The fact that the male suicide rate is far higher than that of females but less talked about clearly shows there is something we are not doing right. Let’s talk about rape incidents too. There are many boys out there getting raped by both males and females, but society has made it seem as if the boychild is immune to rape. “He’s a man, how can he be raped?” These kind of questions destroy the very fibre in our vocal chords which enables us to speak up and out about it. At the police station, they laugh and ridicule you for even having the thought of reporting that you have been raped by a woman. Having more people, particularly men, actively participate in the advocacy and empowerment of the boychild will play a huge role in bridging the gap between the attention given to the girl child, as against the boychild.

Cultism, drug abuse, sexual assaults, armed robbery amongst others are getting out of hand in this country. We need to do better for our boys. We are neglecting the boychild, and there are serious future negative consequences for this. In the very legitimate and much-needed charge of empowering women and girls, we should not solve one problem by slowly creating another.
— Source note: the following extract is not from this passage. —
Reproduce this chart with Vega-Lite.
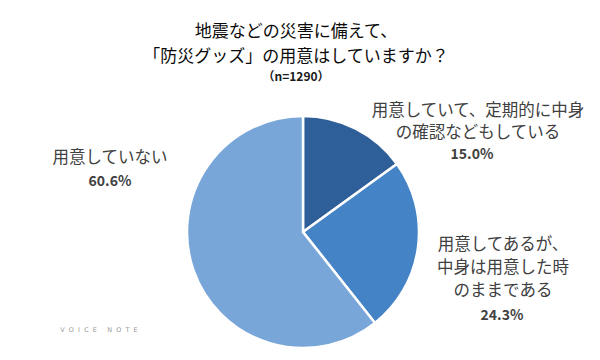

The boychild needs some love too and we, as a society, need to show him love.

Another important factor is education. Are we really doing enough to educate the boychild on the good and evil of society as we do with the girlchild? We keep working on telling girls that it’s wrong for them to be hit and raped. Are we sure our boys know that it is wrong for them to sexually assault someone and for them to be sexually assaulted too?
Again, if we keep neglecting the boychild, the cycle will keep repeating itself and deteriorate even more.

They need a channel to speak up too, and we as a society need to work more on providing them that channel.

Let’s stop neglecting the boy child and leaving him to his “masculinity”.